Quite simply, children need time. End of story. If more adults would honor this simply concept, our perception of children will take a positive turn. Time to be trained; time to get things done; time to learn; the list goes on.
Most adults get frustrated and label children with not-so-pleasing names, because of a misunderstanding of the time factor. Our adult sense tells us things need to be done fast. Impatience is disguised as time prudence. Everything has to be done within a twinkle of an eye. Horns get blared when the car doesn’t move at that very second the light turns green. The person in front of the teller at the bank teller cant finish fast enough, the waiter bringing our orders is wasting time. Subconsciously, we have placed those same unhealthy expectations on our children when it comes to time. We want them to be independent, but we get impatient when John takes too long tying his laces or Jane cant seem to get that dress zipped quick enough.
Let’s focus on 3 important ways children need time:
Children need time to build their confidence
Setting realistic time expectations can help build your child’s confidence. Giving a child appropriate (notice I didn’t say adequate; because adequate is relative) time to complete a task does a lot in building their confidence. My parenting motto is “parenting is about the child, not the parent.” With this in mind, when you give a child a task don’t rush them, set a realistic time budget. When you rush a child or stand over their head, it makes them feel uneasy and they are likely to fail at that task because they second guess themselves or become clumsy. Factor a little extra time into your getting ready program- a little extra time to tie those shoe laces, a little extra time to finish that meal, a little extra time to just be a child. Of course, time is not indefinite, so, if you must step in, do it in a way that honors the child’s effort and acknowledges their need of help.
Children need time to be trained
Many of us miss the sensitive time for training up our children and expect that they magically know the right thing to do. We get caught up in the “oh he’s just a baby” phase. In this phase everything is cute’ throwing things on the floor, playing with food, refusing to greet adults, even hitting! That’s not really the issue, the problem arises when you suddenly realize your child is now 13 and those things are no longer cute. You naturally expect more from your child but realize you failed to put in the time that child needed to be trained. Lets put it in perspective, for 13 years your child has been a certain way, it will logically take another 13 years to learn a new way to be. Of course, realistically that’s not ideal. So, train your child even when being silly is cute. Let your child know hitting mummy’s face is not acceptable even before they can speak. Afford your child the opportunity to clean up after himself even when he is only able to pick up one grain of rice. It’s not about perfection instead it’s laying a foundation for responsibility. When your child drops something on the floor and says “uh oh” its cute I know, but amidst the cuteness, let them know “uh oh” means pick it up!
Children need time to learn
Imagine picking up a tray with your two pinkie fingers! It may be done eventually, but it will require practice.

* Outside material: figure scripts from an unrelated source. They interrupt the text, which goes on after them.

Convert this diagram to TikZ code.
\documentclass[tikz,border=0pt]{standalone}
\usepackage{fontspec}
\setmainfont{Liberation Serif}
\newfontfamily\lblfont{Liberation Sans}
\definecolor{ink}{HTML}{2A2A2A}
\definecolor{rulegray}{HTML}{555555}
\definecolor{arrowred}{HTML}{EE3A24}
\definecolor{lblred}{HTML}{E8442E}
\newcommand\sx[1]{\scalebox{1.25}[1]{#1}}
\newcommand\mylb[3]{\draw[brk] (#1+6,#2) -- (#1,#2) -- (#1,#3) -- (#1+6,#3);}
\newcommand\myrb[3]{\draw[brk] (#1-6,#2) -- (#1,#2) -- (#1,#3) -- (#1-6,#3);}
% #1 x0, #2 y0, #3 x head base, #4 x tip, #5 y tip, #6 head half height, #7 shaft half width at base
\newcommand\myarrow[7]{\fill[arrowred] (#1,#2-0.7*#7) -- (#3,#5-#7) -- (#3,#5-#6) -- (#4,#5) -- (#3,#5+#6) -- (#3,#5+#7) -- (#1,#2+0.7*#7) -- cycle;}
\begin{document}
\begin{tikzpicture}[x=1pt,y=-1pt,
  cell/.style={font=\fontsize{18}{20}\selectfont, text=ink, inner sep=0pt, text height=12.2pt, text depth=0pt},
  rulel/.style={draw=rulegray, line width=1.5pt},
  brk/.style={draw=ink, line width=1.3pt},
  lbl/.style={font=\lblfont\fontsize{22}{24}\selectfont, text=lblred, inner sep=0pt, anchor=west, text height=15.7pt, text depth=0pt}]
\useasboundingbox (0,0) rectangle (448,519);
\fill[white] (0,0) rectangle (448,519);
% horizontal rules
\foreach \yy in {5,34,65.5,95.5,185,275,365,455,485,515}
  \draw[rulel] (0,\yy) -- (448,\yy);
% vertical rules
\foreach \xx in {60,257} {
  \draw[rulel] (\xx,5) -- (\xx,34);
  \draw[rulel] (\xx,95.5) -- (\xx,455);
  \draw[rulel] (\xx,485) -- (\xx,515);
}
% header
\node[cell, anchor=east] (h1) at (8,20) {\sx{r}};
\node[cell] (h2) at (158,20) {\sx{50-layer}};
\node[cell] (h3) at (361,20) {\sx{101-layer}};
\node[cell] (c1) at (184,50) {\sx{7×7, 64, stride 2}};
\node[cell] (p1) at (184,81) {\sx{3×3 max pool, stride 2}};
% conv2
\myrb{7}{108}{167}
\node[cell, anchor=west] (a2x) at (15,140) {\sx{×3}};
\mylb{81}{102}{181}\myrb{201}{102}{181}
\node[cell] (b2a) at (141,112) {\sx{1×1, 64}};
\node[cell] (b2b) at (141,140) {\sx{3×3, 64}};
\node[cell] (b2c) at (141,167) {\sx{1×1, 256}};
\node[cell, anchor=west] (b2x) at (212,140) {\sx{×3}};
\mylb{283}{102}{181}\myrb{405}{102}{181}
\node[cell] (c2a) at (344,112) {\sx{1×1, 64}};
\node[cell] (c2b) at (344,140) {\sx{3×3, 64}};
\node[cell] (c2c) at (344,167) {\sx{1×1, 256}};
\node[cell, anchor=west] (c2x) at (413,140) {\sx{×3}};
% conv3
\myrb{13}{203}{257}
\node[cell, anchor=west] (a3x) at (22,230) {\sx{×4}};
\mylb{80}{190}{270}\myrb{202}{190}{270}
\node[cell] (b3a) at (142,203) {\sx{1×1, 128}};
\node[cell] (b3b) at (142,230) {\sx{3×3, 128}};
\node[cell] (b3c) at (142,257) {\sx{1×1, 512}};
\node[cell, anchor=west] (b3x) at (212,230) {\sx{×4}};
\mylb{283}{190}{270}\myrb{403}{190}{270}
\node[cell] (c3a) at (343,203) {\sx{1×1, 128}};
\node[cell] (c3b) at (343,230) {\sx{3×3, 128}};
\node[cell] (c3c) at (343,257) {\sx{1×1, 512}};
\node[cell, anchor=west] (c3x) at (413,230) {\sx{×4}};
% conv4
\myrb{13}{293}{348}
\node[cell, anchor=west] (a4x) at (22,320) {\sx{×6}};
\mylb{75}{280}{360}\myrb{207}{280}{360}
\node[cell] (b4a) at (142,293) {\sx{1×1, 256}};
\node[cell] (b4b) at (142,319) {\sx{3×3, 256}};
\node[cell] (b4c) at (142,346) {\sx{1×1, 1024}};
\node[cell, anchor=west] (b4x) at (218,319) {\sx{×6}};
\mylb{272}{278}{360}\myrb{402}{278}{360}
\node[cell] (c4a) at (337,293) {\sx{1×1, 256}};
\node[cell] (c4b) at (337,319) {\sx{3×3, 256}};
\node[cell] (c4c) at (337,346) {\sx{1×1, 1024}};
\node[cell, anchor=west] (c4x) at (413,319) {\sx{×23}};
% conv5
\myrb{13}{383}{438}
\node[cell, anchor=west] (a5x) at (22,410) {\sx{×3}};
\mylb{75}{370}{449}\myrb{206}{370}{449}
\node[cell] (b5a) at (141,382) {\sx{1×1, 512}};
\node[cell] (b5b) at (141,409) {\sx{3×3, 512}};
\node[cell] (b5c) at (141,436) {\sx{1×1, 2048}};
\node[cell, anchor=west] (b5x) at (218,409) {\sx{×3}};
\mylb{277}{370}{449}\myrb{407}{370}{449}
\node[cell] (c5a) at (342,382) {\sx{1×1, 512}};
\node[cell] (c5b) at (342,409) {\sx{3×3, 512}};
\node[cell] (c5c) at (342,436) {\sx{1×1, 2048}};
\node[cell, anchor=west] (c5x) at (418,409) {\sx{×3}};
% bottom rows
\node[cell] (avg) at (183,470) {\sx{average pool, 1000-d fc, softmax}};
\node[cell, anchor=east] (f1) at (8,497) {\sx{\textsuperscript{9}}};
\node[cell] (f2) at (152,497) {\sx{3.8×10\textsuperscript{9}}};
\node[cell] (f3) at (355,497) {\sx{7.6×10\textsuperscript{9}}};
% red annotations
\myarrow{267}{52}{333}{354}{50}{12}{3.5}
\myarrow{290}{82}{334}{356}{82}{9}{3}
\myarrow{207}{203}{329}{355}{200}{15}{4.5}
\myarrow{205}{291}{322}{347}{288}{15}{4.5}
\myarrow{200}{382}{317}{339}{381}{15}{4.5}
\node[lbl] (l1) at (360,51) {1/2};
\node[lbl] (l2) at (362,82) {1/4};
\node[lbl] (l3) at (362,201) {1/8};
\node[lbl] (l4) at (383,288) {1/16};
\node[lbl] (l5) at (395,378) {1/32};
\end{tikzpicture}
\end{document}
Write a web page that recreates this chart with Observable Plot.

You can liken that to the way a child learns. Just because you’ve shown them once or twice or repeated the instruction several times doesn’t mean the child will do it satisfactorily. Children need time to learn. They need to do things over and over till their brain masters it. As adults and caregivers, we need to be at peace with this. Each time your child does something wrong, let your correction sound like it’s first time you are telling them. Don’t let them hear the frustration in your voice or sense it in your actions. Correct with love because children don’t care how much you know until they know how much you care.